Yes, attached TSR is just prior to complete lockup, CPU was already showing 100% on status display. All the rest I tried to capture locked up before the download of TSR completed.
We do have a single SG580 running V4.0.5 firmware with no IPSec at all and it runs OK as firewall and TrustedSource relay. although it does still show the incorrect uptime on connections uptime 141 days after 1 hr since booting:
LAN, Static, 22.214.171.124
up for 141 d 3 h
VLAN 2, Unconfigured
VLAN 3, LAN, Static, 192.168.0.1
up for 141 d 3 h
VLAN 4, Internet, PPPoE
up for 141 d 3 h
up for 141 d 3 h
McAfee/SG580 Version 4.0.5 -- Tue, 29 Sep 2009 20:02:52 +1000
Linux version 2.6.26-uc0 (build@sgbuild) (gcc version 4.2.1) #1 Tue Sep 29 22:31:23 EST 2009
Serial Number: 0601450647330517
Uptime 1 hours, 8 minutes, 13 seconds.
Gateways: 126.96.36.199, 188.8.131.52
DNS: 184.108.40.206, 220.127.116.11, 18.104.22.168, 22.214.171.124
Your IPSec MTU is set to 1500.
this is not good.
can you set it to 1300 and see if issues persist ?
if that works, bump it up to 1400 and I think this will be ok....test of course.
We've had 1500 as IPSEC MTU for several years (I think it was the default in earlier versions?), we recently put in a Cisco router on a BDSL service that has MTU hardwired to 1500 in the Cisco router that Telstra supplied. The traffic for these IPSEC tunnel passes through this Cisco router and I had to increase the reassembly buffer because of the high fragmentation rate. That's how I found the Cisco MTU was fixed but now I understand the fragmentation is probably coming from the remote ADSL end.
It seems the MTU for Telstra ADSL is 1492. Is there a way to calculate a sensible value for IPSEC MTU based on the MTU of the underlying ADSL service? ie 1492 less IPSEC overhead? or should we be using 1492 to match ADSL service?
Can't really do suck-it-and-see on the live network, there are 30 routers to do so only want to try once. Problem happens at random to one out of 30 per week so trying only one at random will not yield a result, doing all will produce a result if the problem hasn't recurred for a few weeks. We don't have a V4 router to try it on and I would like much more confidence in the candiate solution before putting one back in. Also don't want to make MTU too small and create a whole new problem that might be caused by increased packet rate if MTU is too small.
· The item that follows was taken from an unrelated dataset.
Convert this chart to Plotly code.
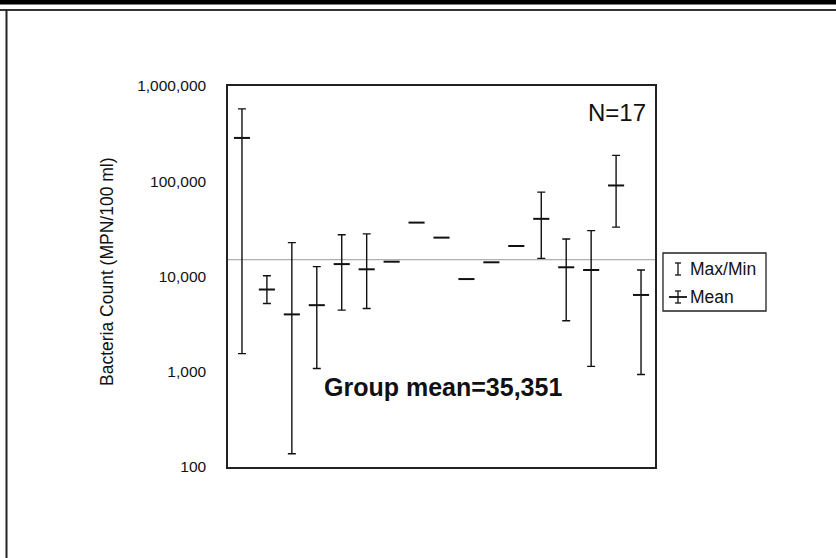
import plotly.graph_objects as go

# per-site bacteria counts (MPN/100 ml)
sites = list(range(1, 18))
mean_vals = [285000, 7300, 4000, 5000, 13500, 11900, 14300, 36800, 25600,
             9400, 14100, 20900, 40300, 12500, 11700, 90300, 6400]
max_vals = [575000, 10200, 22700, 12700, 27400, 28000, None, None, None,
            None, None, None, 76900, 24800, 30300, 187000, 11700]
min_vals = [1550, 5200, 138, 1080, 4440, 4620, None, None, None,
            None, None, None, 15500, 3430, 1140, 33000, 935]
group_line = 15000

tick_vals = [100, 1000, 10000, 100000, 1000000]
tick_text = ["100", "1,000", "10,000", "100,000", "1,000,000"]

FONT = "Liberation Sans, Arial, sans-serif"
W, H = 836, 558
L, R, T, B = 228, 655, 86, 467   # plot area in pixels


def px(x):
    return (x - L) / (R - L)


def py(y):
    return (B - y) / (B - T)


fig = go.Figure()

# grey reference line across the plot
fig.add_trace(go.Scatter(
    x=[0.44, 17.56], y=[group_line, group_line], mode="lines",
    line=dict(color="#9a9a9a", width=1), hoverinfo="skip", showlegend=False,
))

# max/min bars, only for sites that have them
bx, by, up, dn = [], [], [], []
for s, m, hi, lo in zip(sites, mean_vals, max_vals, min_vals):
    if hi is None:
        continue
    bx.append(s)
    by.append(m)
    up.append(hi - m)
    dn.append(m - lo)

fig.add_trace(go.Scatter(
    x=bx, y=by, mode="markers",
    marker=dict(size=1, color="rgba(0,0,0,0)"),
    error_y=dict(type="data", symmetric=False, array=up, arrayminus=dn,
                 color="#111", thickness=1.4, width=4),
    showlegend=False, hoverinfo="skip",
))

# mean dashes
fig.add_trace(go.Scatter(
    x=sites, y=mean_vals, mode="markers",
    marker=dict(symbol="line-ew", size=11.5, line=dict(color="#111", width=2)),
    showlegend=False,
))

shapes = []
# page frame: black band, grey rule, left border
shapes.append(dict(type="rect", xref="paper", yref="paper",
                   x0=px(0), x1=px(W), y0=py(0), y1=py(4.5),
                   line=dict(width=0), fillcolor="black"))
shapes.append(dict(type="line", xref="paper", yref="paper",
                   x0=px(0), x1=px(W), y0=py(10), y1=py(10),
                   line=dict(color="#333", width=2)))
shapes.append(dict(type="line", xref="paper", yref="paper",
                   x0=px(6.5), x1=px(6.5), y0=py(10), y1=py(H),
                   line=dict(color="#222", width=2)))

# hand-drawn legend box
shapes.append(dict(type="rect", xref="paper", yref="paper",
                   x0=px(663), x1=px(766), y0=py(253), y1=py(311),
                   line=dict(color="#222", width=1.3)))
lk = dict(type="line", xref="paper", yref="paper", line=dict(color="#111", width=1.3))
# Max/Min icon
shapes.append(dict(lk, x0=px(678), x1=px(678), y0=py(263), y1=py(275)))
shapes.append(dict(lk, x0=px(675), x1=px(681), y0=py(263), y1=py(263)))
shapes.append(dict(lk, x0=px(675), x1=px(681), y0=py(275), y1=py(275)))
# Mean icon
shapes.append(dict(lk, x0=px(678), x1=px(678), y0=py(291), y1=py(303)))
shapes.append(dict(lk, x0=px(675), x1=px(681), y0=py(291), y1=py(291)))
shapes.append(dict(lk, x0=px(675), x1=px(681), y0=py(303), y1=py(303)))
shapes.append(dict(lk, x0=px(669), x1=px(687), y0=py(297), y1=py(297),
                   line=dict(color="#111", width=1.8)))

ann = dict(xref="paper", yref="paper", showarrow=False, xanchor="center", yanchor="middle")
annotations = [
    dict(ann, text="Bacteria Count (MPN/100 ml)", x=px(107), y=py(272), textangle=-90,
         font=dict(family=FONT, size=17.5, color="#111")),
    dict(ann, text="<b>Group mean=35,351</b>", x=px(443), y=py(387),
         font=dict(family=FONT, size=25, color="#111")),
    dict(ann, text="N=17", xanchor="right", x=px(648), y=py(112),
         font=dict(family=FONT, size=24, color="#111")),
    dict(ann, text="Max/Min", xanchor="left", x=px(688), y=py(269),
         font=dict(family=FONT, size=17.5, color="#111")),
    dict(ann, text="Mean", xanchor="left", x=px(688), y=py(297),
         font=dict(family=FONT, size=17.5, color="#111")),
]

fig.update_layout(
    width=W, height=H, autosize=False,
    margin=dict(l=L, r=W - R, t=T, b=H - B),
    paper_bgcolor="white", plot_bgcolor="white",
    font=dict(family=FONT, color="#111"),
    shapes=shapes, annotations=annotations,
    showlegend=False,
    xaxis=dict(range=[0.44, 17.56], showgrid=False, zeroline=False,
               showticklabels=False, ticks="", showline=True, mirror=True,
               linecolor="#222", linewidth=1.5),
    yaxis=dict(type="log", range=[2, 6], showgrid=False, zeroline=False,
               tickvals=tick_vals, ticktext=tick_text, ticks="",
               ticklabelstandoff=17, tickfont=dict(family=FONT, size=15.5, color="#111"),
               showline=True, mirror=True, linecolor="#222", linewidth=1.5),
)

# drop the browser's default body margin so the figure sits at 0,0
fig.write_html("out.html", config={"displayModeBar": False},
               post_script="document.body.style.margin='0';document.body.style.overflow='hidden';")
The UTM help says the MTU field can be left blank, does it do a calculation or test to determine a viable value for the network its running over?
I don't mean to be uncooperative, I appreciate the help, I'd just like to have some confidence that the new MTU I set is chosen better than a random guess.
The IPSec MTU, like all MTU's should be discoverable
but there are issues at times as per above, so we can't always rely on MTU path discovery.
Your MTU will be 1500 ( Ethernet interface ) - PPPoE headers if applicable - IPSec headers
Which leaves you in the low 1400's.
But experience over the years has shown me that even this is sometimes not low enough, depending on whose ADSL service is resold on to another provider via some ATM switching and a magic box that further reduces the MTU available.
So, when I hear of IPSec issue, one thing is to consider the impact of the MTU as currently set in the unit. Seeing yours set at 1500 means that you will be relying on MTU path discovery, and as such not the fixed 1500 value that you have set, as an IPSec packet with a payload of 1500 bytes will certianly need to be fragmented.
So I suggest 1300, as I have never seen IPSec packet beween two end points have issues at this value.
As such it is a safe way to eliminate a MTU issue as the cause of the problem. While I say safe, IPSec subsystems do get restarted to apply this change.
If 1300 was set we would know decisively whether the issue is MTU is related.Message was edited by: Ross Camm on 2/18/10 4:37:14 PM GMT+10:00
After some manual testing of various packets size we have discovered that for our IPSEC configuration running on Telstra ADSL with MTU of 1454 that an IPSEC MTU of 1395 is the largest value will not cause fragmentation. Phase 2 settings are 3DES-SHA with 1024 bit key.
also found a ping size of 1472 bytes sends a packet that is 1500 bytes in size (MTU of ethernet interface).